Two members of Elon Musk’s DOGE team working inside the Social Security Administration were quietly in contact with an advocacy group seeking to “overturn election results in certain states,” and one signed an agreement that may have involved using Social Security data to help match state voter rolls, according to newly disclosed court papers from the Justice Department.
In a filing dated Friday, Elizabeth Shapiro — a senior Justice Department official — said the SSA referred both employees for potential Hatch Act violations, a law that restricts federal employees from using their official roles for political activity.
Shapiro’s disclosure appeared in a set of “corrections” to earlier testimony by top SSA officials during last year’s legal fight over DOGE’s access to Social Security data.

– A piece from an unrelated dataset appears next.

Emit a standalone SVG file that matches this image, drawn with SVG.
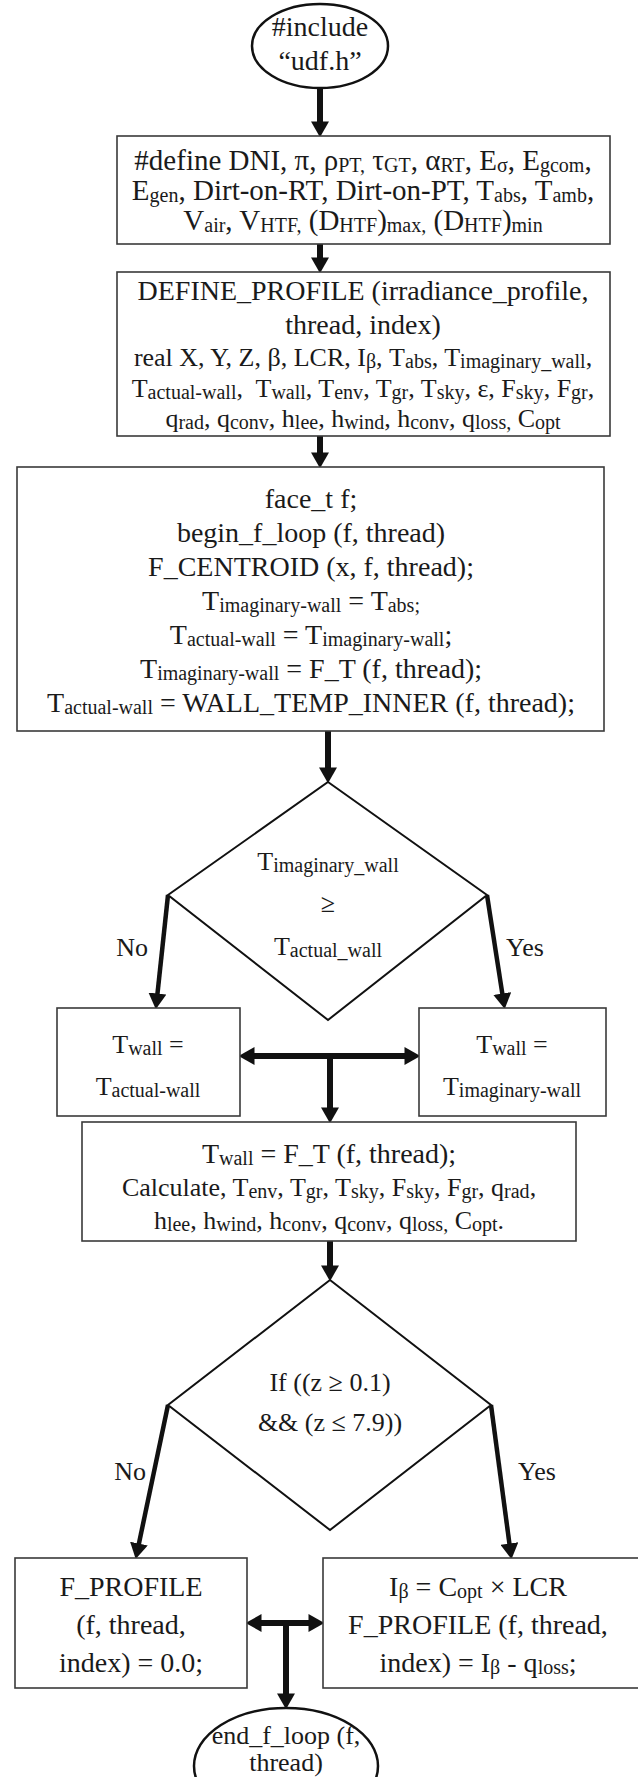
<svg xmlns="http://www.w3.org/2000/svg" width="638" height="1777" viewBox="0 0 638 1777">
<defs>
<style>
text{font-family:"Liberation Serif","Times New Roman",serif;fill:#1a1a1a;text-anchor:middle}
.t29{font-size:29px}
.t28{font-size:28px}
.t26{font-size:26px}
.s{font-size:20px;baseline-shift:-2px}
.box{fill:#fff;stroke:#3a3a3a;stroke-width:1.6}
.dia{fill:#fff;stroke:#111;stroke-width:2}
.ell{fill:#fff;stroke:#111;stroke-width:2.5}
.arr{stroke:#111;stroke-width:6;fill:none}
.arr2{stroke:#111;stroke-width:4.5;fill:none}
</style>
<marker id="ah" markerUnits="userSpaceOnUse" markerWidth="16" markerHeight="18" viewBox="0 0 14 16" refX="4" refY="8" orient="auto-start-reverse">
<path d="M0,0 L14,8 L0,16 z" fill="#111"/>
</marker>
</defs>

<g id="connectors">
<line class="arr" x1="320" y1="88" x2="320" y2="126" marker-end="url(#ah)"/>
<line class="arr" x1="320" y1="244" x2="320" y2="262" marker-end="url(#ah)"/>
<line class="arr" x1="320" y1="436" x2="320" y2="457" marker-end="url(#ah)"/>
<line class="arr" x1="328" y1="731" x2="328" y2="772" marker-end="url(#ah)"/>
<line class="arr2" x1="168" y1="895" x2="157" y2="998" marker-end="url(#ah)"/>
<line class="arr2" x1="487" y1="895" x2="503" y2="998" marker-end="url(#ah)"/>
<line class="arr" x1="250" y1="1056" x2="409" y2="1056" marker-start="url(#ah)" marker-end="url(#ah)"/>
<line class="arr" x1="330" y1="1056" x2="330" y2="1112" marker-end="url(#ah)"/>
<line class="arr" x1="330" y1="1241" x2="330" y2="1270" marker-end="url(#ah)"/>
<line class="arr2" x1="168" y1="1405" x2="138" y2="1548" marker-end="url(#ah)"/>
<line class="arr2" x1="491" y1="1405" x2="510" y2="1548" marker-end="url(#ah)"/>
<line class="arr" x1="257" y1="1623" x2="313" y2="1623" marker-start="url(#ah)" marker-end="url(#ah)"/>
<line class="arr" x1="286" y1="1623" x2="286" y2="1698" marker-end="url(#ah)"/>
</g>

<g id="n-include">
<ellipse class="ell" cx="320" cy="46" rx="68" ry="42"/>
<text class="t28" x="320" y="36">#include</text>
<text class="t28" x="320" y="70">“udf.h”</text>
</g>

<g id="n-define">
<rect class="box" x="117" y="136" width="493" height="108"/>
<text class="t29" x="363" y="170">#define DNI, π, ρ<tspan class="s">PT,</tspan> τ<tspan class="s">GT</tspan>, α<tspan class="s">RT</tspan>, E<tspan class="s">σ</tspan>, E<tspan class="s">gcom</tspan>,</text>
<text class="t29" x="363" y="200">E<tspan class="s">gen</tspan>, Dirt-on-RT, Dirt-on-PT, T<tspan class="s">abs</tspan>, T<tspan class="s">amb</tspan>,</text>
<text class="t29" x="363" y="230">V<tspan class="s">air</tspan>, V<tspan class="s">HTF,</tspan> (D<tspan class="s">HTF</tspan>)<tspan class="s">max,</tspan> (D<tspan class="s">HTF</tspan>)<tspan class="s">min</tspan></text>
</g>

<g id="n-profile">
<rect class="box" x="117" y="272" width="493" height="164"/>
<text class="t28" x="363" y="300">DEFINE_PROFILE (irradiance_profile,</text>
<text class="t28" x="363" y="334">thread, index)</text>
<text class="t26" x="363" y="366">real X, Y, Z, β, LCR, I<tspan class="s">β</tspan>, T<tspan class="s">abs</tspan>, T<tspan class="s">imaginary_wall</tspan>,</text>
<text class="t26" x="363" y="397" xml:space="preserve">T<tspan class="s">actual-wall</tspan>,  T<tspan class="s">wall</tspan>, T<tspan class="s">env</tspan>, T<tspan class="s">gr</tspan>, T<tspan class="s">sky</tspan>, ε, F<tspan class="s">sky</tspan>, F<tspan class="s">gr</tspan>,</text>
<text class="t26" x="363" y="427">q<tspan class="s">rad</tspan>, q<tspan class="s">conv</tspan>, h<tspan class="s">lee</tspan>, h<tspan class="s">wind</tspan>, h<tspan class="s">conv</tspan>, q<tspan class="s">loss,</tspan> C<tspan class="s">opt</tspan></text>
</g>

<g id="n-loop">
<rect class="box" x="17" y="467" width="587" height="264"/>
<text class="t28" x="311" y="508">face_t f;</text>
<text class="t28" x="311" y="542">begin_f_loop (f, thread)</text>
<text class="t28" x="311" y="576">F_CENTROID (x, f, thread);</text>
<text class="t28" x="311" y="610">T<tspan class="s">imaginary-wall</tspan> = T<tspan class="s">abs;</tspan></text>
<text class="t28" x="311" y="644">T<tspan class="s">actual-wall</tspan> = T<tspan class="s">imaginary-wall</tspan>;</text>
<text class="t28" x="311" y="678">T<tspan class="s">imaginary-wall</tspan> = F_T (f, thread);</text>
<text class="t28" x="311" y="712">T<tspan class="s">actual-wall</tspan> = WALL_TEMP_INNER (f, thread);</text>
</g>

<g id="n-cond1">
<polygon class="dia" points="328,782 487,895 328,1020 168,895"/>
<text class="t26" x="328" y="870">T<tspan class="s">imaginary_wall</tspan></text>
<text class="t26" x="328" y="912">≥</text>
<text class="t26" x="328" y="955">T<tspan class="s">actual_wall</tspan></text>
</g>

<g id="lbl-no1"><text class="t26" x="148" y="956" style="text-anchor:end">No</text></g>
<g id="lbl-yes1"><text class="t26" x="506" y="956" style="text-anchor:start">Yes</text></g>

<g id="n-twall-actual">
<rect class="box" x="57" y="1008" width="183" height="108"/>
<text class="t26" x="148" y="1053">T<tspan class="s">wall</tspan> =</text>
<text class="t26" x="148" y="1095">T<tspan class="s">actual-wall</tspan></text>
</g>

<g id="n-twall-imag">
<rect class="box" x="419" y="1008" width="187" height="108"/>
<text class="t26" x="512" y="1053">T<tspan class="s">wall</tspan> =</text>
<text class="t26" x="512" y="1095">T<tspan class="s">imaginary-wall</tspan></text>
</g>

<g id="n-calc">
<rect class="box" x="82" y="1122" width="494" height="119"/>
<text class="t28" x="329" y="1163">T<tspan class="s">wall</tspan> = F_T (f, thread);</text>
<text class="t26" x="329" y="1196">Calculate, T<tspan class="s">env</tspan>, T<tspan class="s">gr</tspan>, T<tspan class="s">sky</tspan>, F<tspan class="s">sky</tspan>, F<tspan class="s">gr</tspan>, q<tspan class="s">rad</tspan>,</text>
<text class="t26" x="329" y="1229">h<tspan class="s">lee</tspan>, h<tspan class="s">wind</tspan>, h<tspan class="s">conv</tspan>, q<tspan class="s">conv</tspan>, q<tspan class="s">loss,</tspan> C<tspan class="s">opt</tspan>.</text>
</g>

<g id="n-cond2">
<polygon class="dia" points="330,1280 491,1405 330,1530 168,1405"/>
<text class="t26" x="330" y="1391">If ((z ≥ 0.1)</text>
<text class="t26" x="330" y="1431">&amp;&amp; (z ≤ 7.9))</text>
</g>

<g id="lbl-no2"><text class="t26" x="146" y="1480" style="text-anchor:end">No</text></g>
<g id="lbl-yes2"><text class="t26" x="518" y="1480" style="text-anchor:start">Yes</text></g>

<g id="n-profile-zero">
<rect class="box" x="15" y="1558" width="232" height="130"/>
<text class="t28" x="131" y="1596">F_PROFILE</text>
<text class="t28" x="131" y="1634">(f, thread,</text>
<text class="t28" x="131" y="1672">index) = 0.0;</text>
</g>

<g id="n-profile-set">
<rect class="box" x="323" y="1558" width="320" height="130"/>
<text class="t28" x="478" y="1596">I<tspan class="s">β</tspan> = C<tspan class="s">opt</tspan> × LCR</text>
<text class="t28" x="478" y="1634">F_PROFILE (f, thread,</text>
<text class="t28" x="478" y="1672">index) = I<tspan class="s">β</tspan> - q<tspan class="s">loss</tspan>;</text>
</g>

<g id="n-end">
<ellipse class="ell" cx="286" cy="1766" rx="92" ry="58"/>
<text class="t26" x="286" y="1744">end_f_loop (f,</text>
<text class="t26" x="286" y="1771">thread)</text>
</g>
</svg>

The updated record also raised concerns that DOGE team members shared data on unapproved third-party servers and may have accessed private information that a court had already ruled off-limits at the time.
Shapiro said the situation undercuts earlier assertions that DOGE’s work inside SSA was focused on “detect[ing] fraud, waste and abuse” and modernizing the agency’s technology.
“SSA believed those statements to be accurate at the time they were made, and they are largely still accurate,” Shapiro wrote. She added that, so far, there is no evidence that SSA employees outside the involved DOGE team members knew about the communications with the advocacy group or about the “Voter Data Agreement.”
The filing does not identify the two DOGE team members or the advocacy group. Shapiro said it remains unclear whether any data was actually shared, but emails “suggest that DOGE Team members could have been asked to assist the advocacy group by accessing SSA data to match to the voter rolls.”
The White House and SSA officials did not immediately respond to requests for comment.
Shapiro also disclosed that Steve Davis, described as a senior adviser to Musk and DOGE’s team, was copied on a March 3, 2025 email that included a password-protected file containing private information for about 1,000 people housed in Social Security systems. Shapiro said it’s unknown whether Davis ever accessed the file — and that current SSA employees have been unable to access it to confirm exactly what it contained.
While SSA continues to maintain that DOGE “never had access to SSA systems of record,” Shapiro said it’s possible that some restricted data “derived from” Social Security systems was sent to Davis.
Davis did not immediately respond to a request for comment.
The corrections also described additional access issues. In one instance, a DOGE team member was briefly granted access to private Social Security profiles even after a court barred it, though Shapiro said the access was never “utilized.” In another, a DOGE team member had access for two months to a “call center profile” containing private information.